Sarah has moved out and Tom wants to get back with her. Receiving advice from his father, he attempts to see her at her family's estate, but is unsuccessful trying to ram the gate. Tom decides to give a truthful explanation to Sarah's family about his uncertainty of his and Sarah's marriage and future. However he declares his love for Sarah and makes it clear he will continue to love her for the rest his entire life. Having heard his romantic speech, Sarah opens the gate and tells her father she loves Tom and he encourages her to get back with him. As Tom is running, Sarah manages to open the door and Tom catches her just in time. They apologise to each other and tearfully declare their love for one another. Sarah's family watch them as they forgive each other and begin to accept their relationship. Tom and Sarah agree to give their relationship another go and seal it with a passionate kiss.

==Reception==
===Box office===
Just Married was successful at the box office. On a modest budget of $18 million, the film went on to gross $56,127,162 domestically and earned an additional $45,437,773 in foreign box office receipts, giving it a total worldwide gross of $101,564,935.

===Critical response===
Upon release, Just Married was panned by critics. On Rotten Tomatoes, it has a 20% approval rating based on 104 reviews, with an average rating of 3.9/10. The website's consensus states: "Just Marrieds plot is predictable, and the overdone pratfalls get tiresome." On Metacritic, the film has a score of 28 out of 100 based on reviews from 27 critics, indicating "generally unfavorable" reviews.
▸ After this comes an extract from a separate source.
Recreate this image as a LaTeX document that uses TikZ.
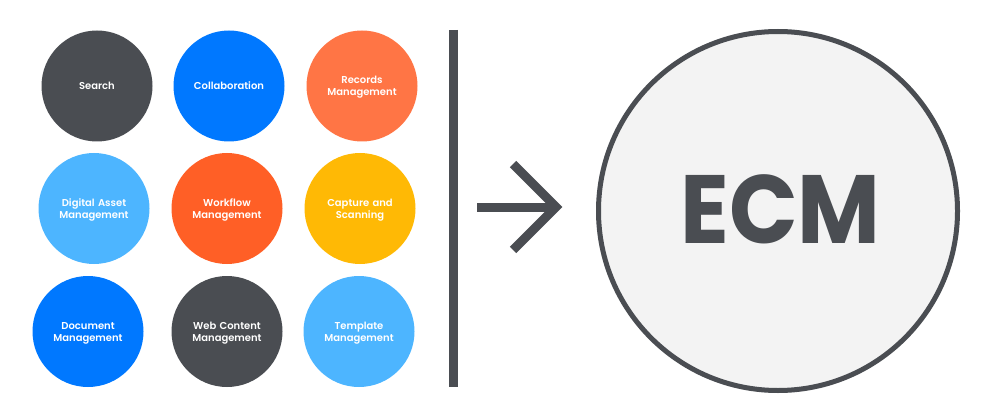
\documentclass[tikz,border=0pt]{standalone}
\usepackage{fontspec}
\setmainfont{Poppins}
\newfontfamily\labelfont{Poppins SemiBold}
\usepackage{tikz}
\definecolor{slate}{HTML}{4A4D52}
\definecolor{azure}{HTML}{0078FF}
\definecolor{coral}{HTML}{FF7545}
\definecolor{sky}{HTML}{4DB5FF}
\definecolor{flame}{HTML}{FF5F26}
\definecolor{amber}{HTML}{FFB905}
\definecolor{paper}{HTML}{F3F3F3}
\tikzstyle{tool} = [circle, minimum size=111pt, inner sep=0pt, outer sep=0pt, text centered, text=white, font=\fontsize{10}{12}\labelfont, text width=100pt]
\tikzstyle{twoline} = [tool, text depth=11.5pt]
\tikzstyle{ecm} = [circle, minimum size=359pt, inner sep=0pt, draw=slate, line width=5pt, fill=paper, text=slate, font=\fontsize{97}{97}\selectfont\bfseries]
\tikzstyle{divider} = [draw=slate, line width=9pt]
\tikzstyle{arrow} = [draw=slate, line width=9pt, miter limit=10]

\begin{document}
\begin{tikzpicture}[x=1pt, y=1pt]
\useasboundingbox (0,0) rectangle (1000,-414);

\node (search) [tool, fill=slate] at (97,-86) {Search};
\node (collab) [tool, fill=azure] at (229,-86) {Collaboration};
\node (records) [twoline, fill=coral] at (362,-86) {Records\\Management};
\node (asset) [twoline, fill=sky] at (94,-208.5) {Digital Asset\\Management};
\node (workflow) [twoline, fill=flame] at (227,-208.5) {Workflow\\Management};
\node (capture) [twoline, fill=amber] at (360,-208.5) {Capture and\\Scanning};
\node (document) [twoline, fill=azure] at (88,-331.5) {Document\\Management};
\node (web) [twoline, fill=slate] at (227,-331.5) {Web Content\\Management};
\node (template) [twoline, fill=sky] at (359,-331.5) {Template\\Management};

\node (ecmbig) [ecm] at (778,-211) {\hspace{5pt}\raisebox{3pt}{\scalebox{0.93}[1]{ECM}}};

\coordinate (bartop) at (453,-30);
\coordinate (barbot) at (453,-387);
\coordinate (tail) at (477,-207);
\coordinate (tip) at (556,-207);
\coordinate (headtop) at (513,-164);
\coordinate (headbot) at (513,-250);

\draw [divider] (bartop) -- (barbot);
\draw [arrow] (tail) -- (tip);
\draw [arrow] (headtop) -- (tip) -- (headbot);
\end{tikzpicture}
\end{document}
Roger Ebert gave the film 1 1/2 stars out of 4, calling it a dumb sitcom.

===Awards===
The film earned three nominations at the 24th Golden Raspberry Awards including Worst Actor for Ashton Kutcher (also for Cheaper by the Dozen and My Boss's Daughter), Worst Supporting Actress for Brittany Murphy and Worst Screen Couple for both Kutcher and Murphy (also for My Boss's Daughter with Tara Reid), but failed to win in each of these categories, losing to Ben Affleck (Daredevil, Gigli and Paycheck), Demi Moore (Charlie's Angels: Full Throttle) and both Affleck and Jennifer Lopez (Gigli) respectively.